Un solo appunto, sul manifesto hacker, anche se quella versione forse è più bella, ci sono dei pezzi completamente inventati...la versione originale credo sia 

questa

 :Wink: 

----------

## bld

Si beh, tutti hanno paura degli hackers, e chi non ne ha secondo me fa male. Poi il resto e' tutto relativo, qualcuno chiama un amico hacker perche usa sub7, un altro viene chiamato cosi (il caso di TUTTI noi) perche usa linux o xche non usa win/mac, 

Ma chi non ha veramente paura e si sente cosi sicuro perche non da un occhiata al post.. 

 *Quote:*   

> 
> 
> http://seclists.org/lists/bugtraq/2004/Mar/0282.html
> 
> 

 

Beh la sicurezza non esiste  :Smile: 

Per il resto da tanto tempo oramai ho separato la parola "etica" dalla parola "hacker". L'etica e' una cosa troppo personale e difficilmente giudicabile... 

Ed un ultima cosa che vorrei dire e' che non capisco perche una persona deve essere un inventore di qualcosa per essere chiamato hacker da qualcuno in italia, o cmq nella comunita' italiana se non europea. Io vedo che il termine e' usato senza suscitare disturbi e scandali di nessun tipo dagli amici americani/canadesi per tanta gente che si occupa di sicurezza e che effetivamente e' un pochino piu avanzato del uttente medio (vedi spender/stealth/tanti-altri).

----------

## Trifaux666

 *proudhomm wrote:*   

> !!!    !!!
> 
> Rimango dell'idea che il termine "hacker" designi coloro che hanno creato e continuano a far si che linux in generale possa evolversi nel tempo e nelle possibilità d'uso.
> 
> Aeheheh.
> ...

 

appunto, un giorno bill gates dirà quello che hai detto tu legendo quell'articolo e vorrà eliminare linux dal globo  :Laughing: 

----------

## Danilo

 *maiosyet wrote:*   

>  *shanghai wrote:*   Grrr...
> 
> Io due righette gliele scriverei.
> 
> A prescindere dall'immagine che dà degli hacker, quest'uomo proprio non sa nemmeno fare il suo mestiere. 
> ...

 

Be ci sara' pure uno straccio di editore che ha foraggiato l'articolo.

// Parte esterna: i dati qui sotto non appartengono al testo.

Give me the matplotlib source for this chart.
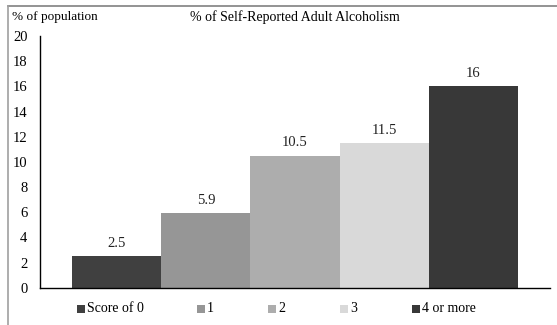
import matplotlib
matplotlib.use("Agg")
import matplotlib.pyplot as plt
from matplotlib.lines import Line2D
from matplotlib.patches import Rectangle

series = ["Score of 0", "1", "2", "3", "4 or more"]
values = [2.5, 5.9, 10.5, 11.5, 16]
colors = ["#404040", "#969696", "#adadad", "#d9d9d9", "#383838"]
yticks = [0, 2, 4, 6, 8, 10, 12, 14, 16, 18, 20]
title = "% of Self-Reported Adult Alcoholism"
ylabel = "% of population"

plt.rcParams['font.family'] = ['Liberation Serif', 'DejaVu Serif']

W, H = 557, 325
fig = plt.figure(figsize=(W/100, H/100), dpi=100)
ax = fig.add_axes([40/W, 1-287.7/H, 510/W, (287.7-36)/H])

n = len(values)
bw = 0.873 / n
start = -0.873/2 + bw/2
for i, (s, v, c) in enumerate(zip(series, values, colors)):
    x = start + i*bw
    ax.bar(x, v, width=bw, color=c, label=s)
    ax.text(x, v + 0.5, f"{v:g}", ha='center', va='bottom', fontsize=10.5, color='#222222')

ax.set_xlim(-0.5, 0.5)
ax.set_ylim(0, 20)
ax.set_yticks(yticks)
ax.set_yticklabels([str(t) for t in yticks], fontsize=10.5)
ax.set_xticks([])
ax.tick_params(axis='y', length=0, pad=9)
for sp in ['top', 'right']:
    ax.spines[sp].set_visible(False)
ax.spines['left'].set_linewidth(1.0)
ax.spines['bottom'].set_linewidth(1.0)

fig.text(12/W, 1-17/H, ylabel, fontsize=9.5, va='center', ha='left')
fig.text(295/W, 1-17/H, title, fontsize=10, va='center', ha='center')

# legend entries placed in a row beneath the axis
leg_x = [77, 197, 268, 340, 412]
for lx, s, c in zip(leg_x, series, colors):
    fig.add_artist(Rectangle((lx/W, 1-313/H), 8/W, 8/H, facecolor=c, edgecolor='none',
                             transform=fig.transFigure))
    fig.text((lx+10)/W, 1-309/H, s, fontsize=10, va='center', ha='left')

# outer frame (top and left visible)
fig.add_artist(Line2D([8/W, 1], [1-6/H, 1-6/H], color='#808080', lw=1.2, transform=fig.transFigure))
fig.add_artist(Line2D([8/W, 8/W], [0, 1-6/H], color='#a0a0a0', lw=1.2, transform=fig.transFigure))

fig.savefig("out.png", dpi=100)
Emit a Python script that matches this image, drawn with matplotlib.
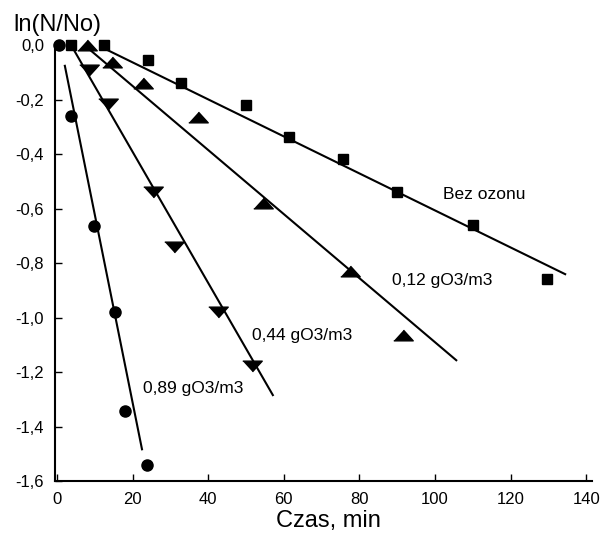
import matplotlib.pyplot as plt
from matplotlib.ticker import FuncFormatter

plt.rcParams['font.family'] = ['Liberation Sans', 'DejaVu Sans']

# measured points, ln(N/No) vs time [min]
t_bez = [3.7, 12.4, 24.1, 32.8, 50.0, 61.4, 75.7, 89.9, 110.0, 129.6]
y_bez = [0.0, 0.0, -0.053, -0.138, -0.219, -0.336, -0.417, -0.539, -0.66, -0.858]

t_012 = [7.9, 14.6, 22.8, 37.3, 54.5, 77.5, 91.5]
y_012 = [0.0, -0.06, -0.138, -0.263, -0.578, -0.828, -1.064]

t_044 = [8.5, 13.5, 25.4, 31.0, 42.6, 51.6]
y_044 = [-0.09, -0.215, -0.538, -0.74, -0.979, -1.178]

t_089 = [0.5, 3.7, 9.8, 15.3, 18.0, 23.8]
y_089 = [0.0, -0.259, -0.663, -0.979, -1.343, -1.542]

# fitted lines (start/end)
fit_bez = ([13.2, 134.4], [-0.016, -0.84])
fit_012 = ([8.2, 105.6], [-0.01, -1.156])
fit_044 = ([4.0, 57.1], [-0.005, -1.284])
fit_089 = ([2.1, 22.5], [-0.075, -1.483])

labels = ['Bez ozonu', '0,12 gO3/m3', '0,44 gO3/m3', '0,89 gO3/m3']
label_pos = [(102.1, -0.549), (88.6, -0.862), (51.6, -1.064), (22.8, -1.259)]

xticks = [0, 20, 40, 60, 80, 100, 120, 140]
yticks = [0.0, -0.2, -0.4, -0.6, -0.8, -1.0, -1.2, -1.4, -1.6]

tri_up = [(-1, -0.55), (1, -0.55), (0, 0.55)]
tri_dn = [(-1, 0.55), (1, 0.55), (0, -0.55)]

fig = plt.figure(figsize=(6, 5.37), dpi=100)
ax = fig.add_axes([0.0917, 0.104, 0.895, 0.814])

for fx, fy in [fit_bez, fit_012, fit_044, fit_089]:
    ax.plot(fx, fy, color='black', lw=1.5, clip_on=False)

ax.plot(t_bez, y_bez, 's', color='black', ms=7.5, clip_on=False)
ax.plot(t_012, y_012, marker=tri_up, ls='none', color='black', ms=14, clip_on=False)
ax.plot(t_044, y_044, marker=tri_dn, ls='none', color='black', ms=14, clip_on=False)
ax.plot(t_089, y_089, 'o', color='black', ms=8, clip_on=False)

for txt, (lx, ly) in zip(labels, label_pos):
    ax.text(lx, ly, txt, fontsize=12.5, ha='left', va='center')

ax.set_xlim(-0.5, 141.5)
ax.set_ylim(-1.6, 0.005)
ax.set_xticks(xticks)
ax.set_yticks(yticks)
comma = FuncFormatter(lambda v, p: ('%.1f' % v).replace('.', ','))
ax.yaxis.set_major_formatter(comma)
ax.spines['top'].set_visible(False)
ax.spines['right'].set_visible(False)
ax.spines['left'].set_linewidth(1.5)
ax.spines['bottom'].set_linewidth(1.5)
ax.tick_params(direction='in', length=5, width=1, labelsize=12)
ax.tick_params(axis='x', pad=8)
ax.tick_params(axis='y', pad=8)

fig.text(0.022, 0.953, 'ln(N/No)', fontsize=17, ha='left', va='center')
fig.text(0.547, 0.030, 'Czas, min', fontsize=17, ha='center', va='center')

fig.savefig('out.png', dpi=100)
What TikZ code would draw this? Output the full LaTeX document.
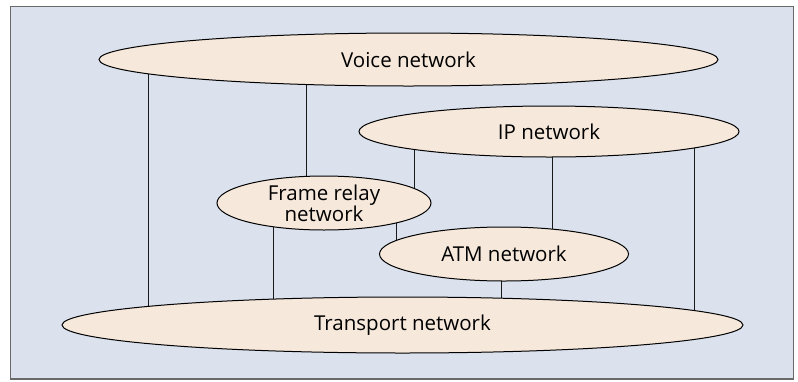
\documentclass[tikz,border=0pt]{standalone}
\usepackage{fontspec}
\setmainfont{Open Sans}
\usetikzlibrary{shapes.geometric}
\definecolor{bgblue}{RGB}{219,226,238}
\definecolor{netfill}{RGB}{246,232,219}
\definecolor{framegray}{RGB}{105,105,105}
\pgfdeclarelayer{bg}
\pgfdeclarelayer{mid}
\pgfsetlayers{bg,mid,main}
\tikzset{
  net/.style={ellipse, draw=black, line width=1pt, fill=netfill, inner sep=0pt},
  txt/.style={font=\fontsize{20.5}{21}\selectfont, align=center, inner sep=0pt, text=black},
  link/.style={draw=black!90, line width=1pt}
}
\begin{document}
\begin{tikzpicture}[x=1pt,y=-1pt]
\useasboundingbox (0,0) rectangle (798,381);
\begin{pgfonlayer}{bg}
  \draw[fill=bgblue, draw=framegray, line width=1.5pt] (10.5,6.5) rectangle (793.5,379);
\end{pgfonlayer}
\node[net, minimum width=619, minimum height=53, label={[txt]center:Voice network}] (voice) at (408.5,59.5) {};
\node[net, minimum width=380, minimum height=51, label={[txt]center:IP network}] (ip) at (549,131.5) {};
\node[net, minimum width=214, minimum height=54, label={[txt]center:Frame relay\\network}] (fr) at (324,203) {};
\node[net, minimum width=249, minimum height=54, label={[txt]center:ATM network}] (atm) at (504,254) {};
\node[net, minimum width=681, minimum height=56, label={[txt]center:Transport network}] (tr) at (402.5,325) {};
\coordinate (x1) at (148,0);
\coordinate (x2) at (306,0);
\coordinate (x3) at (414,0);
\coordinate (x4) at (552,0);
\coordinate (x5) at (694,0);
\coordinate (x6) at (273,0);
\coordinate (x7) at (396,0);
\coordinate (x8) at (501,0);
\begin{pgfonlayer}{mid}
  \draw[link] (voice.center -| x1) -- (tr.center -| x1);
  \draw[link] (voice.center -| x2) -- (fr.center -| x2);
  \draw[link] (ip.center -| x3) -- (fr.center -| x3);
  \draw[link] (ip.center -| x4) -- (atm.center -| x4);
  \draw[link] (ip.center -| x5) -- (tr.center -| x5);
  \draw[link] (fr.center -| x6) -- (tr.center -| x6);
  \draw[link] (fr.center -| x7) -- (atm.center -| x7);
  \draw[link] (atm.center -| x8) -- (tr.center -| x8);
\end{pgfonlayer}
\end{tikzpicture}
\end{document}
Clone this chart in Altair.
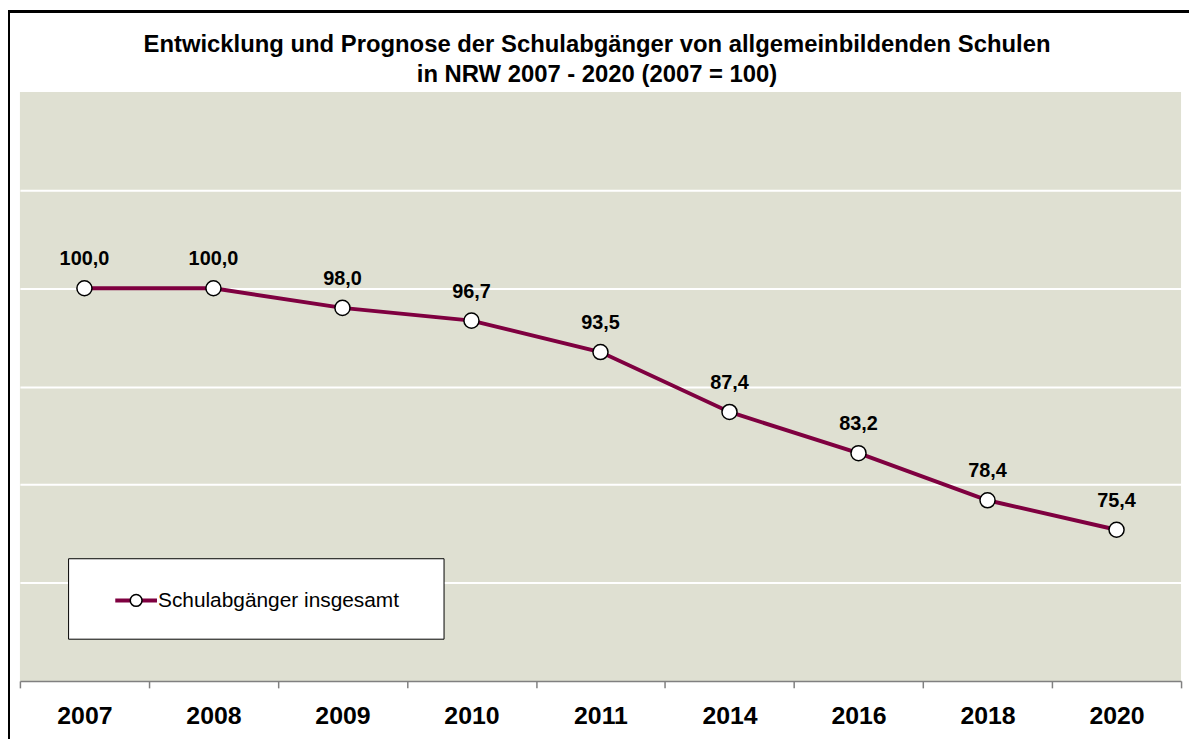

Potremo spedire una mail a turno (concordata) cambiando il subject ed un pochino il body, cosi' non si potrebbe parlare di mail bombing ne' si potrebbe usare un filtro automatico...

Una mail all'editore che dica ad esempio: 

spett. xxx,

	ho letto piu' volte il contenuto del depliant da Lei fatto stampare. L'ho fatto leggere ai miei amici e ci stiamo sbellicando dalle risate per le inesattezze (scritte apposta ovvio???) del suo articolista.

Sopratutto dove parla di ... oppure .... inoltre...

La prego di continuare a far scrivere ancora articoli in materia dal suo articolista. Raramente ho trovato equivoci ed errori cosi' grossolani che, credo, possano essere stati messi li' apposta per allietarci.

Le ripeto l'articolo e' spassosissimo: complimenti all'articolista.

In Fede,

Danilo Berardi

Due complimenti e via...

----------

## nomadsoul

BHU!  :Twisted Evil:   :Laughing:   :Laughing: 

----------

## nomadsoul

 *shanghai wrote:*   

> Grrr...
> 
> Perché non cerchi di scoprire l'email dell'articolista e ce la posti?
> 
> Io due righette gliele scriverei.
> ...

 

veramente io dico che il suo lavoro lo sa fare... e' uno di quei periodici che rilasciano nei centri commerciali...

serve a rincoglionire la gente ancora di + e a fargli comperare il norton  :Razz: 

----------